Microfinance opened its Alante Financial centers in mid-2004, mainly to provide remittance and check-cashing to the Salvadoran immigrant community in Washington. Since then it has opened storefronts in Virginia, Maryland, and Delaware.
One of the company's selling points to community banks is that it uses a network of microlenders in 90 foreign countries to disburse the funds, so banks do not have to find partners in those countries.
It uses the Federal Reserve Board's automated clearing house system and the Society for Worldwide Interbank Financial Telecommunication system to wire large batches of money to microlenders. The setup lets Microfinance control costs by moving large volumes of money at once.
Mr. Tochisako said the biggest concern for banks is running afoul of regulators that enforce anti-laundering laws. With that in mind, Microfinance developed a system that checks the Treasury Department's Office of Foreign Assets Control lists automatically for people who should not be allowed to transfer money.

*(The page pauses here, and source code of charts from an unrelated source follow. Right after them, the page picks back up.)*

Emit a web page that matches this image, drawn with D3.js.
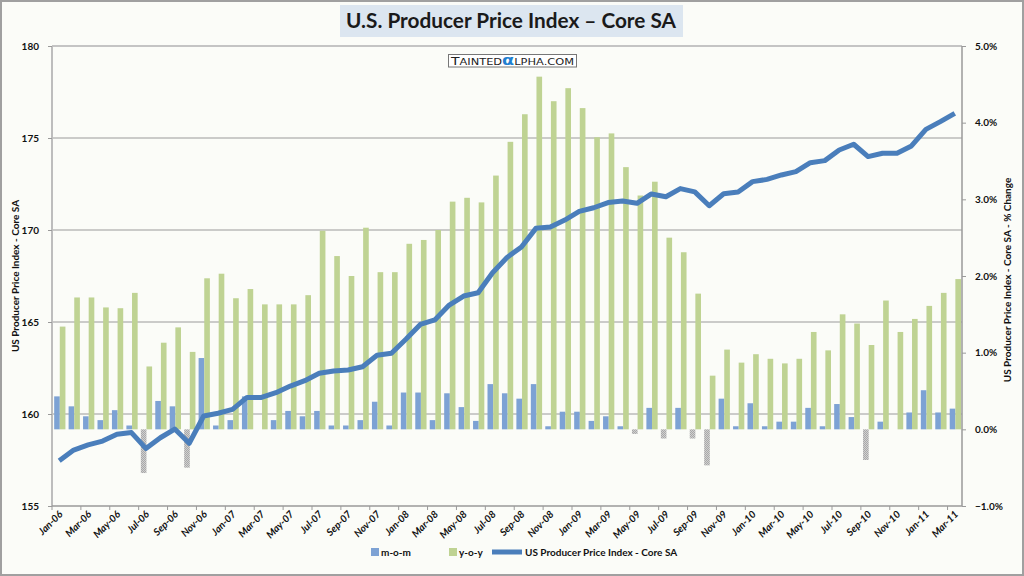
<!DOCTYPE html>
<html><head><meta charset="utf-8">
<script src="https://cdn.jsdelivr.net/npm/d3@7"></script>
<style>
html,body{margin:0;padding:0;background:#fff;}
svg{display:block;font-family:Lato,"Open Sans",sans-serif;}
</style></head>
<body><svg id="c" width="1024" height="576"></svg>
<script>
const months = ["Jan-06","Feb-06","Mar-06","Apr-06","May-06","Jun-06","Jul-06","Aug-06","Sep-06","Oct-06","Nov-06","Dec-06",
"Jan-07","Feb-07","Mar-07","Apr-07","May-07","Jun-07","Jul-07","Aug-07","Sep-07","Oct-07","Nov-07","Dec-07",
"Jan-08","Feb-08","Mar-08","Apr-08","May-08","Jun-08","Jul-08","Aug-08","Sep-08","Oct-08","Nov-08","Dec-08",
"Jan-09","Feb-09","Mar-09","Apr-09","May-09","Jun-09","Jul-09","Aug-09","Sep-09","Oct-09","Nov-09","Dec-09",
"Jan-10","Feb-10","Mar-10","Apr-10","May-10","Jun-10","Jul-10","Aug-10","Sep-10","Oct-10","Nov-10","Dec-10",
"Jan-11","Feb-11","Mar-11"];
const ppi = [157.46,158.04,158.32,158.53,158.90,158.99,158.13,158.71,159.18,158.41,
159.89,160.04,160.25,160.90,160.90,161.16,161.52,161.81,162.21,162.34,
162.39,162.57,163.19,163.30,164.06,164.87,165.11,165.92,166.41,166.59,
167.68,168.51,169.08,170.09,170.16,170.54,171.01,171.21,171.49,171.58,
171.45,171.96,171.81,172.25,172.07,171.32,171.97,172.07,172.63,172.75,
172.99,173.17,173.66,173.77,174.35,174.66,173.99,174.17,174.17,174.57,
175.47,175.89,176.34];
const mom = [0.43,0.30,0.17,0.12,0.25,0.05,-0.57,0.37,0.30,-0.50,
0.93,0.05,0.12,0.43,0.00,0.12,0.24,0.17,0.24,0.05,
0.05,0.12,0.36,0.05,0.48,0.48,0.12,0.47,0.29,0.11,
0.59,0.47,0.40,0.59,0.04,0.23,0.23,0.11,0.17,0.04,
-0.06,0.28,-0.12,0.28,-0.12,-0.47,0.40,0.04,0.34,0.04,
0.10,0.10,0.28,0.04,0.33,0.16,-0.40,0.10,0.00,0.22,
0.51,0.22,0.27];
const yoy = [1.34,1.72,1.72,1.59,1.58,1.78,0.82,1.13,1.33,1.01,
1.97,2.03,1.71,1.83,1.63,1.63,1.63,1.75,2.59,2.26,
2.00,2.63,2.05,2.05,2.42,2.47,2.60,2.97,3.02,2.96,
3.31,3.75,4.11,4.60,4.28,4.45,4.19,3.81,3.86,3.42,
3.05,3.23,2.50,2.31,1.77,0.70,1.04,0.87,0.98,0.92,
0.86,0.92,1.27,1.03,1.50,1.38,1.10,1.68,1.27,1.44,
1.61,1.78,1.96];
const leftTicks = [155,160,165,170,175,180];
const rightTicks = [-1,0,1,2,3,4,5];
const gridTicks = [160,165,170,175];
const title = "U.S. Producer Price Index \u2013 Core SA";
const leftTitle = "US Producer Price Index - Core SA";
const rightTitle = "US Producer Price Index - Core SA - % Change";
const legendLabels = ["m-o-m","y-o-y","US Producer Price Index - Core SA"];

const svg = d3.select("#c");
const L = 52, R = 962, T = 46, B = 506;
const x = d3.scaleBand().domain(months).range([L, R]).padding(0);
const bw = x.bandwidth();
const yL = d3.scaleLinear().domain([155,180]).range([B, T]);
const yR = d3.scaleLinear().domain([-1,5]).range([B, T]);

const defs = svg.append("defs");
const pat = defs.append("pattern").attr("id","neg").attr("width",2).attr("height",2).attr("patternUnits","userSpaceOnUse");
pat.append("rect").attr("width",2).attr("height",2).attr("fill","#d0d0d0");
pat.append("rect").attr("width",1).attr("height",1).attr("fill","#a8a8a8");
pat.append("rect").attr("x",1).attr("y",1).attr("width",1).attr("height",1).attr("fill","#a8a8a8");

// background
svg.append("rect").attr("x",1).attr("y",1).attr("width",1022).attr("height",574)
  .attr("fill","#fbfcf8").attr("stroke","#a0a0a0").attr("stroke-width",2);

// title
svg.append("rect").attr("x",340).attr("y",5).attr("width",343).attr("height",32).attr("fill","#dce6f0");
svg.append("text").attr("x",511).attr("y",28).attr("text-anchor","middle")
  .attr("font-size",21).attr("font-weight",700).attr("fill","#1a1a1a")
  .attr("textLength",330).attr("lengthAdjust","spacingAndGlyphs").text(title);

// gridlines
svg.append("g").selectAll("line").data(gridTicks).join("line")
  .attr("x1",L).attr("x2",R).attr("y1",d=>yL(d)).attr("y2",d=>yL(d))
  .attr("stroke","#9a9a9a").attr("stroke-width",1);
// plot border top
svg.append("line").attr("x1",L).attr("x2",R).attr("y1",T).attr("y2",T).attr("stroke","#c4c4c4").attr("stroke-width",2);

// watermark
const wm = svg.append("g");
wm.append("rect").attr("x",448.5).attr("y",54.5).attr("width",128).attr("height",12.5).attr("fill","#fff").attr("stroke","#777").attr("stroke-width",1);
const wt = wm.append("text").attr("x",451).attr("y",65)
  .attr("font-family","DejaVu Sans, sans-serif").attr("fill","#222")
  .attr("textLength",123).attr("lengthAdjust","spacingAndGlyphs");
wt.append("tspan").attr("font-size",11).text("T");
wt.append("tspan").attr("font-size",9).text("AINTED");
wt.append("tspan").attr("font-size",14).attr("font-weight",700).attr("fill","#1f7fd0").text("\u03b1");
wt.append("tspan").attr("font-size",9).text("LPHA.COM");

// bars
const g = svg.append("g");
g.selectAll("rect.mom").data(months).join("rect").attr("class","mom")
  .attr("x",d=>x(d)+bw*0.15).attr("width",bw*0.39)
  .attr("y",(d,i)=>Math.min(yR(mom[i]),yR(0)))
  .attr("height",(d,i)=>Math.abs(yR(mom[i])-yR(0)))
  .attr("fill",(d,i)=>mom[i]<0?"url(#neg)":"#7da2d4");
g.selectAll("rect.yoy").data(months).join("rect").attr("class","yoy")
  .attr("x",d=>x(d)+bw*0.54).attr("width",bw*0.39)
  .attr("y",(d,i)=>Math.min(yR(yoy[i]),yR(0)))
  .attr("height",(d,i)=>Math.abs(yR(yoy[i])-yR(0)))
  .attr("fill","#bfd393");

// line
const line = d3.line().x((d,i)=>x(months[i])+bw/2).y(d=>yL(d));
svg.append("path").datum(ppi).attr("d",line).attr("fill","none")
  .attr("stroke","#4a7ebb").attr("stroke-width",5).attr("stroke-linejoin","round");

// axes lines
svg.append("line").attr("x1",L).attr("x2",L).attr("y1",T).attr("y2",B).attr("stroke","#bdbdbd").attr("stroke-width",2);
svg.append("line").attr("x1",R).attr("x2",R).attr("y1",T).attr("y2",B).attr("stroke","#9a9a9a").attr("stroke-width",1.5);
svg.append("line").attr("x1",L).attr("x2",R).attr("y1",B).attr("y2",B).attr("stroke","#9a9a9a").attr("stroke-width",1.5);

// left axis
const la = svg.append("g").attr("transform",`translate(${L},0)`)
  .call(d3.axisLeft(yL).tickValues(leftTicks).tickSize(4).tickPadding(9).tickFormat(d3.format("d")));
la.select(".domain").remove();
la.selectAll("line").attr("stroke","#9a9a9a");
la.selectAll("text").attr("font-size",10).attr("font-weight",700).attr("fill","#111").attr("font-family","Lato, sans-serif");
// right axis
const ra = svg.append("g").attr("transform",`translate(${R},0)`)
  .call(d3.axisRight(yR).tickValues(rightTicks).tickSize(4).tickPadding(9).tickFormat(d=>d3.format(".1f")(d)+"%"));
ra.select(".domain").remove();
ra.selectAll("line").attr("stroke","#9a9a9a");
ra.selectAll("text").attr("font-size",10).attr("font-weight",700).attr("fill","#111").attr("font-family","Lato, sans-serif");

// x ticks at boundaries every 2 categories
const tickMonths = months.filter((m,i)=>i%2===0);
svg.append("g").selectAll("line").data(tickMonths).join("line")
  .attr("x1",d=>x(d)).attr("x2",d=>x(d)).attr("y1",B).attr("y2",B+4).attr("stroke","#9a9a9a");
// x labels
const xa = svg.append("g").attr("transform",`translate(0,${B})`)
  .call(d3.axisBottom(x).tickValues(tickMonths).tickSize(0).tickPadding(0));
xa.select(".domain").remove();
xa.selectAll("text").attr("font-size",10).attr("font-weight",700).attr("fill","#111")
  .attr("font-family","Lato, sans-serif").attr("font-style","italic")
  .attr("text-anchor","end").attr("dy",null).attr("y",0)
  .attr("transform","translate(4,9) rotate(-45)");

// axis titles
svg.append("text").attr("transform","translate(19,276) rotate(-90)").attr("text-anchor","middle")
  .attr("font-size",10).attr("font-weight",700).attr("fill","#111").text(leftTitle);
svg.append("text").attr("transform","translate(1011,280) rotate(-90)").attr("text-anchor","middle")
  .attr("font-size",10).attr("font-weight",700).attr("fill","#111").text(rightTitle);

// legend
const lg = svg.append("g").attr("font-size",10).attr("font-weight",700).attr("fill","#111");
lg.append("rect").attr("x",371).attr("y",548).attr("width",8).attr("height",8).attr("fill","#7da2d4");
lg.append("text").attr("x",381).attr("y",556).text(legendLabels[0]);
lg.append("rect").attr("x",449).attr("y",548).attr("width",8).attr("height",8).attr("fill","#bfd393");
lg.append("text").attr("x",459).attr("y",556).text(legendLabels[1]);
lg.append("line").attr("x1",492).attr("x2",522).attr("y1",552).attr("y2",552).attr("stroke","#4a7ebb").attr("stroke-width",5);
lg.append("text").attr("x",525).attr("y",556).text(legendLabels[2]);
</script></body></html>
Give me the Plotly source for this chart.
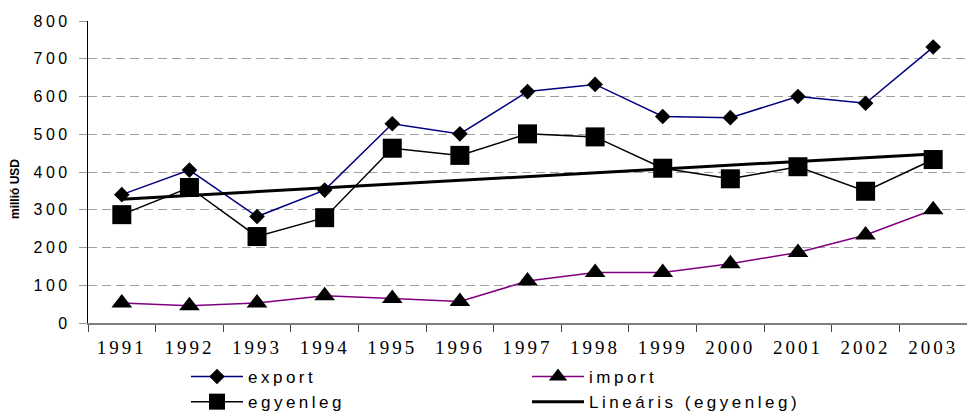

"By using our automated system, they can get rid of headaches," he said.
A bank with four or five branches could get set up on Microfinance's system for around $4,000 to $5,000, depending on the level of customization. Those with 40 or 50 branches can get set up with the system, including employee training and marketing materials and advice, for around $10,000, Mr. Tochisako said. The bank, Microfinance, and the microlender in the home country share whatever fee the bank charges for the transaction.
The $24 million-asset Security One Bank of Baileys Crossroads, Va., began working with Microfinance in September. It has completed over 200 transactions using the system, sending over $185,000 to Bolivia, Colombia, the Dominican Republic, El Salvador, Guatemala, Honduras, Mexico, Nicaragua, and Peru.
Jorge Figueredo, the chief development officer for Security One, wrote in an e-mail to American Banker that it partnered with Microfinance because it wants to serve Hispanics. Security One charges a flat fee of $5 to send up to $2,500, so the service is not a direct moneymaker, he said, "but it is used as a value-added service to draw customers into the bank," Mr. Figueredo said.
The $6 billion-asset Provident Bankshares Corp. of Baltimore plans to offer remittances through Microfinance. Rick Sides, the product manager of Provident Bank of Maryland, said it had intended to begin sending remittances on a pilot basis at two branches last summer, but the employees who were trained on the system left. The company is in the process of scheduling new training.
Provident Bank, which has a branch network that stretches from Baltimore to Richmond, Va., wants to offer the service to the large population of Salvadorans in some of its markets, Mr. Sides said.
"As with most banks, we're looking for the customer we need to attract to reach our future potential," he said.
In Provident's case, the future is immigrant customers, because of the growth in the Latino population. Mr. Sides said his bank had considered offering accounts with an automated teller machine card that customers could send to someone in their home country, but it decided Microfinance's system was better, because it offered more coverage in rural areas.